If your company does not currently have corporate branding guidelines, or in addition to them, provide design samples that inspire you (e.g., colors, font, images, graphic elements, etc.). When you let your designer know your taste, he or she will get closer to producing what you've envisioned.
For example, Kelly will often ask me to format and enhance PowerPoint presentations that are compiled by our salespeople so they not only convey the important messages but also showcase our skills in design. She edits the content first and will point out any branding non-conformities to me. Then we work to decide what types of images will get our points across when we are addressing business to business topics, rather than using old, overused stock images.
5. Specific properties
Amid all the above, don't forget to share specifics. Is it low-resolution because it is for web? Or should it be high-resolution because it is a print ad? What should the size of the design be, and the orientation (landscape or portrait)? Forgetting to provide these details might cost you unnecessary time and money in revisions.
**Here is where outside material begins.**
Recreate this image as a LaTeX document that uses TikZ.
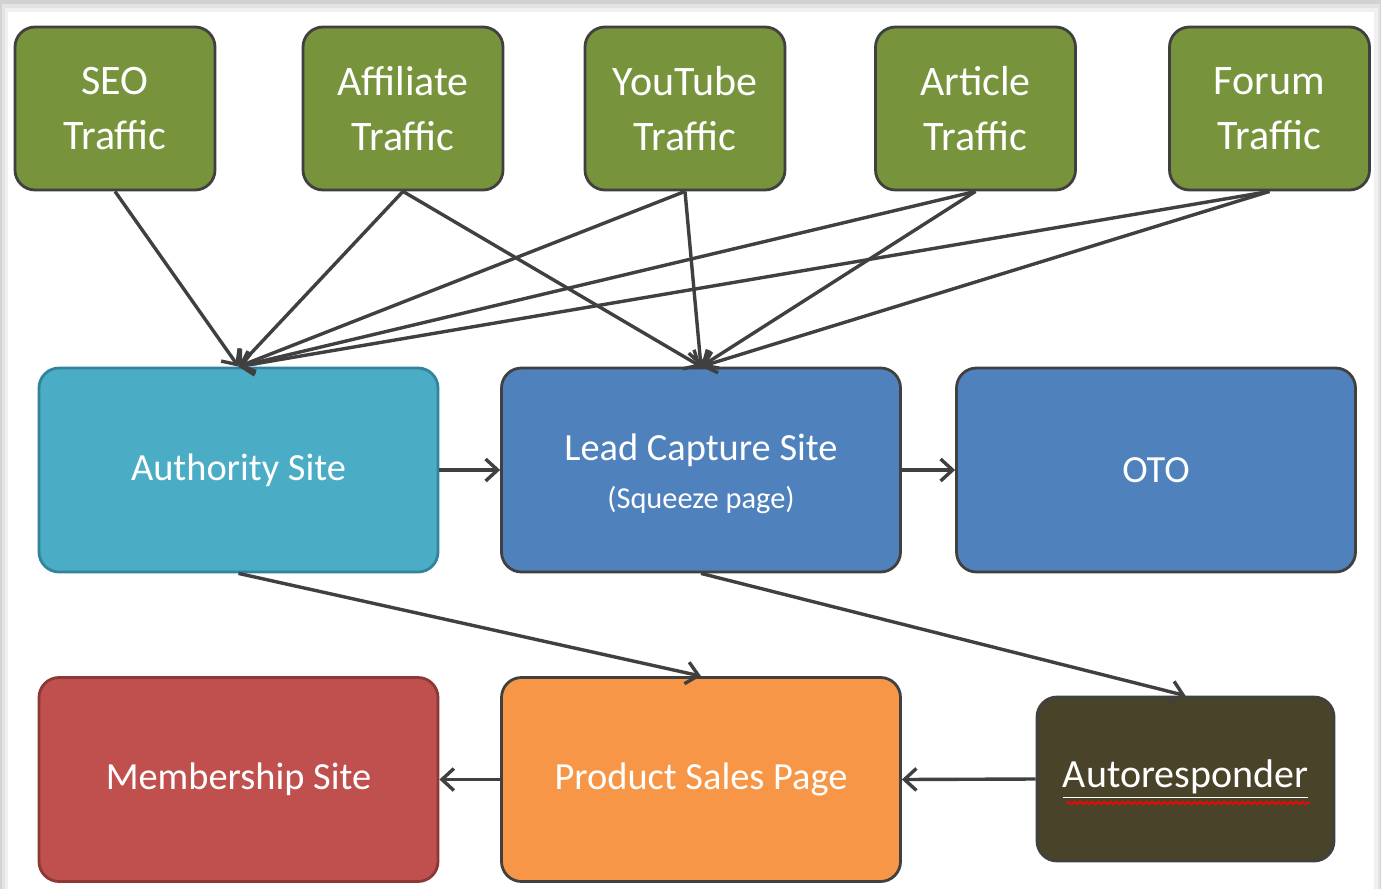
\documentclass[tikz,border=0pt]{standalone}
\usepackage{fontspec}
\setmainfont{Carlito}
\usetikzlibrary{arrows.meta,decorations.pathmorphing}
\definecolor{traffic}{HTML}{77933C}
\definecolor{authfill}{HTML}{4BACC6}
\definecolor{authline}{HTML}{31849B}
\definecolor{bluefill}{HTML}{4F81BD}
\definecolor{redfill}{HTML}{C0504D}
\definecolor{redline}{HTML}{8C3836}
\definecolor{orangefill}{HTML}{F79646}
\definecolor{autofill}{HTML}{494429}
\definecolor{edge}{HTML}{404040}
\tikzset{
  box/.style={rectangle, rounded corners=10pt, line width=1.4pt, draw=edge, text=white, align=center, inner sep=0pt},
  trafficbox/.style={box, fill=traffic, minimum width=100pt, minimum height=81.5pt, font=\fontsize{21}{27.5}\selectfont},
  bigbox/.style={box, minimum width=199.5pt, minimum height=102pt, font=\fontsize{19.2}{24}\selectfont},
  conn/.style={draw=edge, line width=1.7pt, -{Straight Barb[length=6pt,width=11pt]}}
}
\begin{document}
\begin{tikzpicture}[x=0.5pt,y=-0.5pt]
\useasboundingbox (0,0) rectangle (1381,889);
\fill[gray!35] (0,0) rectangle (1381,889);
\fill[gray!22] (2,4) rectangle (1380,889);
\fill[gray!12] (5,8) rectangle (1378,889);
\fill[white] (8,12) rectangle (1374,889);
% traffic sources
\node[trafficbox] (seo) at (115,108.5) {SEO\\Traffic};
\node[trafficbox] (aff) at (403,108.5) {Affiliate\\Traffic};
\node[trafficbox] (yt) at (685,108.5) {YouTube\\Traffic};
\node[trafficbox] (art) at (975.5,108.5) {Article\\Traffic};
\node[trafficbox] (forum) at (1269.5,108.5) {Forum\\Traffic};
% middle row
\node[bigbox, fill=authfill, draw=authline] (auth) at (238.5,470) {Authority Site};
\node[bigbox, fill=bluefill] (lead) at (701,470) {\raisebox{-2.5pt}[\height][\depth]{\begin{tabular}{@{}c@{}}Lead Capture Site\\[0pt]{\fontsize{15.2}{19}\selectfont (Squeeze page)}\end{tabular}}};
\node[bigbox, fill=bluefill] (oto) at (1156,470) {OTO};
% bottom row
\node[bigbox, fill=redfill, draw=redline] (memb) at (238.5,779.5) {Membership Site};
\node[bigbox, fill=orangefill] (prod) at (701,779.5) {Product Sales Page};
\node[box, fill=autofill, minimum width=148.5pt, minimum height=82pt, font=\fontsize{20}{26}\selectfont] (auto) at (1185.5,779) {\underline{Autoresponder}};
\draw[red, line width=0.8pt, decorate, decoration={snake, amplitude=0.7pt, segment length=3pt}]
  ([shift={(-119,24)}]auto.center) coordinate (wavyA) -- ([shift={(124,24)}]auto.center) coordinate (wavyB);
% connectors to Authority Site
\draw[conn] (seo.south) -- (auth.north);
\draw[conn] (aff.south) -- (auth.north);
\draw[conn] (yt.south) -- (auth.north);
\draw[conn] (art.south) -- (auth.north);
\draw[conn] (forum.south) -- (auth.north);
% connectors to Lead Capture Site
\draw[conn] (aff.south) -- (lead.north);
\draw[conn] (yt.south) -- (lead.north);
\draw[conn] (art.south) -- (lead.north);
\draw[conn] (forum.south) -- (lead.north);
% horizontal
\draw[conn] (auth.east) -- (lead.west);
\draw[conn] (lead.east) -- (oto.west);
\draw[conn] (auto.west) -- (prod.east);
\draw[conn] (prod.west) -- (memb.east);
% diagonals down
\draw[conn] (auth.south) -- (prod.north);
\draw[conn] (lead.south) -- (auto.north);
\end{tikzpicture}
\end{document}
In my previous job, when I supervised a photo shoot for our bank collateral, I made sure that the photographer provided many options and the framing wasn't too tight so it might be rendered on different products such as flyer, brochure, print ad and presentations. This saved me a lot of trouble when my boss decided to use the same photos on a different set of collateral.
Communicating all of this information from the start can make a major difference in helping you to get projects done faster and at a lower cost (as revisions can get expensive with external and internal resources). You can rely on designers for creativity and insight and, sometimes, you will get an outcome you love but couldn't possibly have envisioned. But designers can't read your mind, so you increase your chances of success by arming them with as much detail and reference material as possible.
If you are a designer, what inputs are most helpful to you? If you are a client, have you gotten designs that went beyond your wildest dreams and, if so, what did you do that resulted in this outcome?